Now we can press the Done button and then Close & Load the query. We should see our table update to include all the data from the files in our folder.
Conclusions
It's not a terribly complicated process to change the source of a query and update it from a single file import to a folder import. But why not avoid it in the first place?
Making mistakes allows for the opportunity to learn new thing and in this instance, I learned two things about importing text, CSV or Excel files into Power Query:
- Import a clean untouched version of the data as a connection only, then reference it in a new query for any transformation steps.
- Use a From Folder query instead of a From Text/CSV or From Workbook query. This way you can easily add more files to the folder for import at a later time.
5 thoughts on “Changing a Single File Query to a From Folder Query”
Thank you very much for this Topic, it is very usefull for me.
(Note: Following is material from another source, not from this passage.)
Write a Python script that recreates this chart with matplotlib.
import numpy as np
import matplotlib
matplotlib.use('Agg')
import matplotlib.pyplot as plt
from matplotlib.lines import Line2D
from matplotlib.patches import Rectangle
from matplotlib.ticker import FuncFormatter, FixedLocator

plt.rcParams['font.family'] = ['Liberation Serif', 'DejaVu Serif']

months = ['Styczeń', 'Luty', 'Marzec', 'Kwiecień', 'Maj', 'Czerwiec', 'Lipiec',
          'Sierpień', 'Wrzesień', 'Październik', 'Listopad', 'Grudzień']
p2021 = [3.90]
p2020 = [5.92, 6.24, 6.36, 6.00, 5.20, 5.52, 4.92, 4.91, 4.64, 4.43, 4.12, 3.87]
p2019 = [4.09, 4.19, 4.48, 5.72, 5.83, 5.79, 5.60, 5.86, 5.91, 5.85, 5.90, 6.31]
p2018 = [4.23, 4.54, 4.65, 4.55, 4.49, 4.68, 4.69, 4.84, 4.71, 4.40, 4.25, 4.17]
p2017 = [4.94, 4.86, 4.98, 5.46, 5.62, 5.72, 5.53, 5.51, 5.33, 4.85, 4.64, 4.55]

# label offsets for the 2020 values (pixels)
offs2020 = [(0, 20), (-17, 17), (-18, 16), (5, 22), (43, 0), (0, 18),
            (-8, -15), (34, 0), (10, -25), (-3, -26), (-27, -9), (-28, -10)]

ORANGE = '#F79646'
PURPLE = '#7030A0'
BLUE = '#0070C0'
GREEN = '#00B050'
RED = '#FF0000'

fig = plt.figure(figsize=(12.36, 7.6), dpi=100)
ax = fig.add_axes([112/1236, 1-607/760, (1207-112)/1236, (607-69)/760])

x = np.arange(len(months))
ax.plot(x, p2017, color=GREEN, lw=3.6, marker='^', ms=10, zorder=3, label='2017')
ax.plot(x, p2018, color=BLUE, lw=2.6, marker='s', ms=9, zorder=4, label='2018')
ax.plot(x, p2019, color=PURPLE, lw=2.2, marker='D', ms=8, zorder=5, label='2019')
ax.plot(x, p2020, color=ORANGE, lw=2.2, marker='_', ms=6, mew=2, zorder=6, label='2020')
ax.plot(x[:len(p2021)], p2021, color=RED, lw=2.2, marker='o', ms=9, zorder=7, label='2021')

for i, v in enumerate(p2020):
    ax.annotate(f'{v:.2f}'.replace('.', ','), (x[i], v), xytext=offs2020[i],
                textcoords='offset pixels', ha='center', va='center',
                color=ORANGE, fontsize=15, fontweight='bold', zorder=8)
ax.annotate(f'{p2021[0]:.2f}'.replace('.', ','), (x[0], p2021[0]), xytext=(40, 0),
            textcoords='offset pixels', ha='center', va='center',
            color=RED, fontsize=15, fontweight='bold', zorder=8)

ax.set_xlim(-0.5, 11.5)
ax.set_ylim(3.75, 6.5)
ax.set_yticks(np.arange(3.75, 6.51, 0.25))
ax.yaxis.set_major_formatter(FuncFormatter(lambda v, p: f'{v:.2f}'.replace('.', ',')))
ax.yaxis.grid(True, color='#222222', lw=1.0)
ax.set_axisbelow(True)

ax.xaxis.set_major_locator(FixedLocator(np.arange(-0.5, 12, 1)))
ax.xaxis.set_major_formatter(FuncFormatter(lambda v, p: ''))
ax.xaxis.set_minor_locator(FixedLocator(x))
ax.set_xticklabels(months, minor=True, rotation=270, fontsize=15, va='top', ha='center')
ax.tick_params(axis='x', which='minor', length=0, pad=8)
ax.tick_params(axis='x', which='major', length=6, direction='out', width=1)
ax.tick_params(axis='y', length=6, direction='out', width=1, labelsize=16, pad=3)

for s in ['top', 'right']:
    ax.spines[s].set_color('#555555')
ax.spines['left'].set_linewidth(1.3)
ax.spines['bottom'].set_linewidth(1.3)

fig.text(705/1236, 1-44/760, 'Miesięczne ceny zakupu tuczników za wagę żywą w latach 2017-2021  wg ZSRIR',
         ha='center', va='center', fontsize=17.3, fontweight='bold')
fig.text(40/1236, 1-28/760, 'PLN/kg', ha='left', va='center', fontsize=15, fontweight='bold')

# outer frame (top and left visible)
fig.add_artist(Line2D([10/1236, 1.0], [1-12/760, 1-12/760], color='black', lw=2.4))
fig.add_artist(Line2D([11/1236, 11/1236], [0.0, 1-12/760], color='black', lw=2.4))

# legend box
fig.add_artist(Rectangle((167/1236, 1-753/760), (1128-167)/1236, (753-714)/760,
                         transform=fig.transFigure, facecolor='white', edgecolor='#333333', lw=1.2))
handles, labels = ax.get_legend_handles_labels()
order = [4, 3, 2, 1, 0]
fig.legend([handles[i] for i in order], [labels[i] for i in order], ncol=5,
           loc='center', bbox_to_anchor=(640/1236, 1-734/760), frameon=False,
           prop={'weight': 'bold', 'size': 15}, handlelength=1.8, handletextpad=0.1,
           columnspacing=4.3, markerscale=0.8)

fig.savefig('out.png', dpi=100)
I want to do the same but in my case I want to change the source from a Folder to a SharePoint Folder. Do you think that will be posible following the same procedure?
Thank you
Regards
You'd need to use the "From SharePoint Folder" functionality, but yes, it's pretty close!
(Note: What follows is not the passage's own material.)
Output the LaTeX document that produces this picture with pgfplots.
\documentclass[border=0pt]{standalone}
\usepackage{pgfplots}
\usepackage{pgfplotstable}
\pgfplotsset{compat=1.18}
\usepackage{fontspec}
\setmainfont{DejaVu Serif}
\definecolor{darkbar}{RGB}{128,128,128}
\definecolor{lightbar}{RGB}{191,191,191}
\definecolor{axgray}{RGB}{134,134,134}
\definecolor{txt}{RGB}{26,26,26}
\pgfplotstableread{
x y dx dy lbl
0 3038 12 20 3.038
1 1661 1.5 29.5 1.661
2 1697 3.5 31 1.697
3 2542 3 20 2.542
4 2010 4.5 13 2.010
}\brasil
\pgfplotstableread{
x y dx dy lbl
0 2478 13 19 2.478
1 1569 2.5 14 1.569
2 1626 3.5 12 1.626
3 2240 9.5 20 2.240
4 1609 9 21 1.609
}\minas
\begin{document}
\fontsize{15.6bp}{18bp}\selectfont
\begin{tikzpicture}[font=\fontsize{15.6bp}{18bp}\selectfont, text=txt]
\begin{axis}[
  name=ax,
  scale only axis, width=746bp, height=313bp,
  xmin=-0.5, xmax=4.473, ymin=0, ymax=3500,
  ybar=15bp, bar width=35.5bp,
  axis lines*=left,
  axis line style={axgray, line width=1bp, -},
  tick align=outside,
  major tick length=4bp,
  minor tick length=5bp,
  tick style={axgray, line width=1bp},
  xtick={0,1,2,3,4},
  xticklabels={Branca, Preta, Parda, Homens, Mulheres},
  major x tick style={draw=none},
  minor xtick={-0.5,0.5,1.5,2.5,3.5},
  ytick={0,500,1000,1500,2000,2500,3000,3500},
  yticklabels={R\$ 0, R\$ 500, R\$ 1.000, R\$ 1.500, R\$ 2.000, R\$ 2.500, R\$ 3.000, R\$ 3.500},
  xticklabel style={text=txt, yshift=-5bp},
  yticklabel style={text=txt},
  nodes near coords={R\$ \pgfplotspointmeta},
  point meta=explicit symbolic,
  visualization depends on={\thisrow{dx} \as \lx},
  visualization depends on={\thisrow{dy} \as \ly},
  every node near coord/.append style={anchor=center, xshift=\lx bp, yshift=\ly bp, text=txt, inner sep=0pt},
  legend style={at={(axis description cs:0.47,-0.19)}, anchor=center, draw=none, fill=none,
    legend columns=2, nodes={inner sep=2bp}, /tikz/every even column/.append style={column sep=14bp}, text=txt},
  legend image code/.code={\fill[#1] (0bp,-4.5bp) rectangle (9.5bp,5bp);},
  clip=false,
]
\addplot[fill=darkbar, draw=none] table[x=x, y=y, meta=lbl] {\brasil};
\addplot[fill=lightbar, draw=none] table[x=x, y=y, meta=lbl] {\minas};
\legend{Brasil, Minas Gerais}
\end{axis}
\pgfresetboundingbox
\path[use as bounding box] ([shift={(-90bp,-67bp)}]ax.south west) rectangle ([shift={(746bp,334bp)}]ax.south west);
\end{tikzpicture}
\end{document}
Brother your write-up really saved me a grand melt-down, I don't remember how many number of hours I put in to design an excel Power Pivot dashboard that takes feed from 10 different queries. One query's length I could not determine well in advance and designed the model on the basis of a single file which now comes in so many different files with a combined size in excess of 6 million rows
I went nut finding a solution to this problem which almost seemed like i'll have to either re-do all the formulas and query modeling starting afresh for this data set or my model becomes irrelevant for larger periods but thankfully I bumped into this article and with a very simple M code modification I was successfully able to make the transition happen and I now really look forward to a cracking Monday! Thanks man, Well done and Keep rocking
Thank you very much, I am so happy to find this solution!
Thanks for the help!
I was able to adapt to switching from single Excel file with multiple aggregated tables to doing the same process against a folder.